• **Work to be completed**:
From the first line of the data below through the line holding "Needs for Ninewa", output each line exactly and leave the pictures out.

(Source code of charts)

▼

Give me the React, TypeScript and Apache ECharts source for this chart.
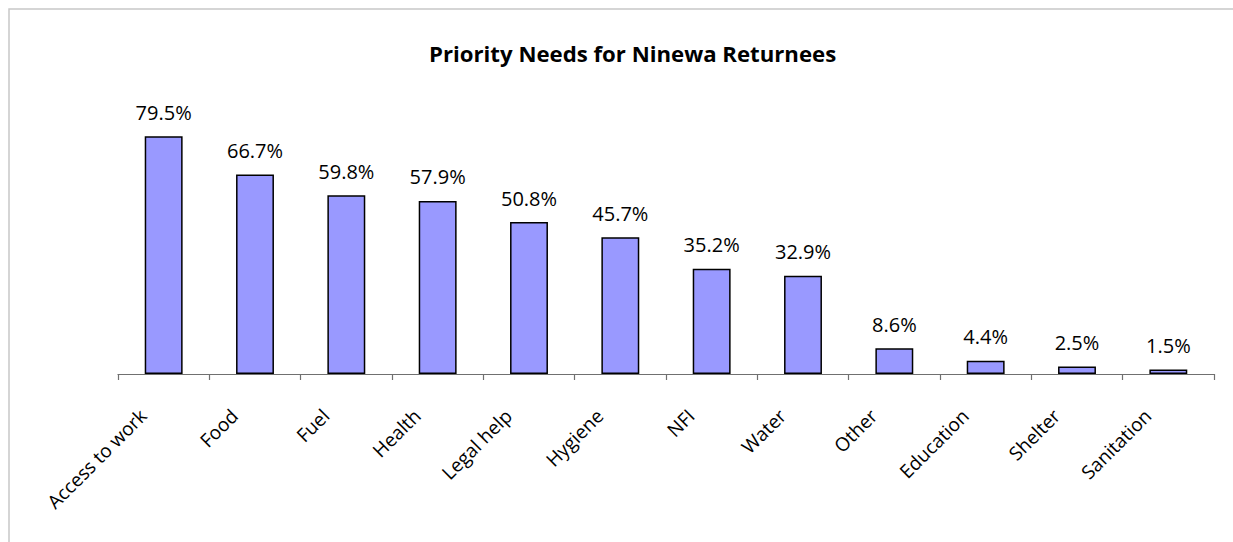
import React, { useEffect, useRef } from "react";
import * as echarts from "echarts";

const categories = ["Access to work", "Food", "Fuel", "Health", "Legal help", "Hygiene", "NFI", "Water", "Other", "Education", "Shelter", "Sanitation"];
const values = [79.5, 66.7, 59.8, 57.9, 50.8, 45.7, 35.2, 32.9, 8.6, 4.4, 2.5, 1.5];
const titleText = "Priority Needs for Ninewa Returnees";

export default function App() {
  const ref = useRef<HTMLDivElement>(null);
  useEffect(() => {
    if (!ref.current) return;
    const chart = echarts.init(ref.current, null, { renderer: "svg" });
    chart.setOption({
      animation: false,
      backgroundColor: "#ffffff",
      title: {
        text: titleText,
        left: 424,
        top: 37,
        textStyle: { fontFamily: "Open Sans", fontWeight: "bold", fontSize: 22.2, color: "#000" },
      },
      graphic: [
        {
          type: "polyline",
          shape: { points: [[9, 560], [9, 9], [1233, 9]] },
          style: { fill: "none", stroke: "#c8c8c8", lineWidth: 1.5 },
          silent: true,
        },
      ],
      grid: { left: 118, right: 19, top: 75, bottom: 168, containLabel: false },
      xAxis: {
        type: "category",
        data: categories,
        axisLine: { show: true, lineStyle: { color: "#707070", width: 1.2 } },
        axisTick: { show: true, length: 6, lineStyle: { color: "#707070", width: 1.2 } },
        axisLabel: {
          rotate: 45,
          interval: 0,
          margin: 18,
          padding: [0, 29, 0, 0],
          fontFamily: "Open Sans",
          fontSize: 19,
          color: "#000",
        },
      },
      yAxis: {
        type: "value",
        min: 0,
        max: 100,
        show: false,
        splitLine: { show: false },
      },
      series: [
        {
          type: "bar",
          data: values,
          barWidth: "41.5%",
          itemStyle: { color: "#9999ff", borderColor: "#000", borderWidth: 1.5 },
          label: {
            show: true,
            position: "top",
            distance: 14,
            formatter: (p: any) => p.value.toFixed(1) + "%",
            fontFamily: "Open Sans",
            fontSize: 20,
            color: "#000",
          },
        },
      ],
    });
    return () => chart.dispose();
  }, []);
  return <div ref={ref} style={{ position: "absolute", left: 0, top: 0, width: 1233, height: 542 }} />;
}
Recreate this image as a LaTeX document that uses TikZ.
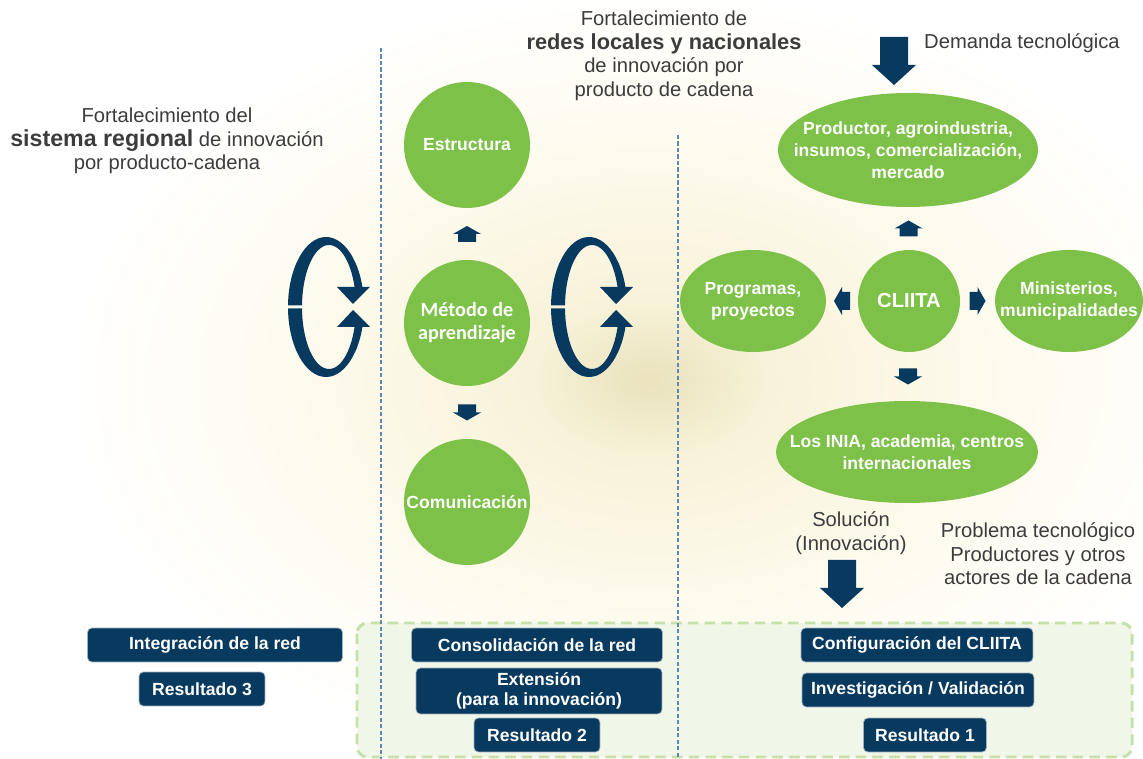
\documentclass[tikz,border=0pt]{standalone}
\usepackage{fontspec}
\setmainfont{Liberation Sans}
\newfontfamily\carlito{Carlito}
\usepackage{tikz}
\usetikzlibrary{shapes.geometric,calc}
\definecolor{verde}{RGB}{125,193,72}
\definecolor{azul}{RGB}{8,58,96}
\definecolor{gris}{RGB}{60,60,60}
\definecolor{linea}{RGB}{95,135,180}
\definecolor{verdeclaro}{RGB}{240,246,232}
\definecolor{verdeborde}{RGB}{198,224,170}
\definecolor{fondoA}{RGB}{253,250,236}
\definecolor{fondoB}{RGB}{247,242,216}
\definecolor{fondoC}{RGB}{233,226,188}
\pgfdeclareradialshading{brillo}{\pgfpoint{0bp}{0bp}}{color(0bp)=(fondoC); color(5bp)=(fondoB); color(14bp)=(fondoA); color(25bp)=(white); color(50bp)=(white)}
\tikzset{
  circulo/.style={circle, fill=verde, minimum size=2.52cm, inner sep=0pt, text=white, align=center,
    font=\bfseries\fontsize{10}{12}\selectfont},
  elipse/.style={ellipse, fill=verde, inner sep=0pt},
  blanco/.style={text=white, align=center, font=\bfseries\fontsize{10}{12.5}\selectfont},
  caja/.style={rectangle, rounded corners=2.5pt, fill=azul, draw=azul!40, line width=0.4pt, text=white,
    align=center, minimum height=0.68cm, inner sep=0pt, font=\bfseries\fontsize{10}{11}\selectfont},
  titulo/.style={text=gris, align=center, font=\fontsize{11.5}{13.4}\selectfont},
  division/.style={linea, dash pattern=on 2.5pt off 1.2pt, line width=0.8pt},
  flechita/.pic={\fill[azul] (-9,-8) -- (9,-8) -- (9,0) -- (14,0) -- (0,8) -- (-14,0) -- (-9,0) -- cycle;},
  flechota/.pic={\fill[azul] (-14,-24) -- (14,-24) -- (14,4) -- (22,4) -- (0,24) -- (-22,4) -- (-14,4) -- cycle;},
  ciclo/.pic={
    \begin{scope}
      \clip (-50,-80) -- (50,-80) -- (50,-20) -- (0,-20) -- (0,-1.5) -- (-50,-1.5) -- cycle
            (-50,1.5) -- (0,1.5) -- (0,20) -- (50,20) -- (50,80) -- (-50,80) -- cycle;
      \fill[azul, even odd rule] (0,0) ellipse (38 and 70) (3,0) ellipse (27 and 62);
    \end{scope}
    \fill[azul] (11,-20) -- (44,-20) -- (27,-3) -- cycle;
    \fill[azul] (11,20) -- (44,20) -- (27,3) -- cycle;
  }
}

\begin{document}
\begin{tikzpicture}[x=0.02cm, y=-0.02cm]
    \useasboundingbox (0,0) rectangle (1143,759);
    \shade[shading=brillo] (650,380) ellipse (580 and 390);

    \draw[verdeborde, fill=verdeclaro, line width=1.7pt, dash pattern=on 6pt off 3.5pt, rounded corners=6pt]
        (357,623) rectangle (1132,757);
    \draw[division] (381,48) -- (381,759);
    \draw[division] (678,135) -- (678,759);

    \node[titulo] (tit1) at (167,141) {Fortalecimiento del\\{\fontsize{13.2}{13.4}\selectfont\bfseries sistema regional} de innovación\\por producto-cadena};
    \node[titulo] (tit2) at (664,56) {Fortalecimiento de\\{\fontsize{12.4}{13.4}\selectfont\bfseries redes locales y nacionales}\\de innovación por\\producto de cadena};

    \begin{scope}
        \node[circulo] (est) at (467,145) {Estructura};
        \node[circulo, font=\carlito\bfseries\fontsize{11.5}{13}\selectfont] (met) at (467,323) {Método de\\aprendizaje};
        \node[circulo] (com) at (467,502) {Comunicación};
        \pic[rotate=180] at ($(met.north)!0.5!(est.south)$) {flechita};
        \pic at ($(met.south)!0.5!(com.north)$) {flechita};
        \pic at (326,307) {ciclo};
        \pic at (589,307) {ciclo};
    \end{scope}

    \begin{scope}
        \node[circulo, minimum size=2.04cm, font=\bfseries\fontsize{11.5}{13}\selectfont] (cliita) at (909,301) {CLIITA};
        \node[elipse, minimum width=5.2cm, minimum height=2.28cm,
            label={[blanco]center:Productor, agroindustria,\\insumos, comercialización,\\mercado}] (prod) at (908,150) {};
        \node[elipse, minimum width=2.92cm, minimum height=2.04cm,
            label={[blanco]center:Programas,\\proyectos}] (prog) at (753,301) {};
        \node[elipse, minimum width=2.96cm, minimum height=2.04cm,
            label={[blanco]center:Ministerios,\\municipalidades}] (mini) at (1069,301) {};
        \node[elipse, minimum width=5.24cm, minimum height=2.04cm,
            label={[blanco]center:Los INIA, academia, centros\\internacionales}] (inia) at (907,452) {};
        \pic[rotate=180] at ($(cliita.north)!0.5!(prod.south)$) {flechita};
        \pic at ($(cliita.south)!0.5!(inia.north)$) {flechita};
        \pic[rotate=-90] at ($(cliita.west)!0.5!(prog.east)$) {flechita};
        \pic[rotate=90] at ($(cliita.east)!0.5!(mini.west)$) {flechita};
    \end{scope}

    \pic at (894,61) {flechota};
    \node[titulo, anchor=west] (demanda) at (918,43) {Demanda tecnológica};
    \node[titulo] (solucion) at (851,533) {Solución\\(Innovación)};
    \pic at (842,584) {flechota};
    \node[titulo] (problema) at (1038,554) {Problema tecnológico\\Productores y otros\\actores de la cadena};

    \node[caja, minimum width=5.1cm] (integ) at (215,645) {Integración de la red};
    \node[caja, minimum width=2.52cm] (res3) at (202,689) {Resultado 3};
    \node[caja, minimum width=5.02cm] (conso) at (537,645) {Consolidación de la red};
    \node[caja, minimum width=4.92cm, minimum height=0.92cm] (ext) at (539,691) {Extensión\\(para la innovación)};
    \node[caja, minimum width=2.52cm] (res2) at (537,735) {Resultado 2};
    \node[caja, minimum width=4.64cm] (config) at (917,645) {Configuración del CLIITA};
    \node[caja, minimum width=4.64cm] (inves) at (918,690) {Investigación / Validación};
    \node[caja, minimum width=2.46cm] (res1) at (925,735) {Resultado 1};
\end{tikzpicture}
\end{document}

▲

• **The reply**:
Give me the React, TypeScript and Apache ECharts source for this chart.
import React, { useEffect, useRef } from "react";
import * as echarts from "echarts";

const categories = ["Access to work", "Food", "Fuel", "Health", "Legal help", "Hygiene", "NFI", "Water", "Other", "Education", "Shelter", "Sanitation"];
const values = [79.5, 66.7, 59.8, 57.9, 50.8, 45.7, 35.2, 32.9, 8.6, 4.4, 2.5, 1.5];
const titleText = "Priority Needs for Ninewa Returnees";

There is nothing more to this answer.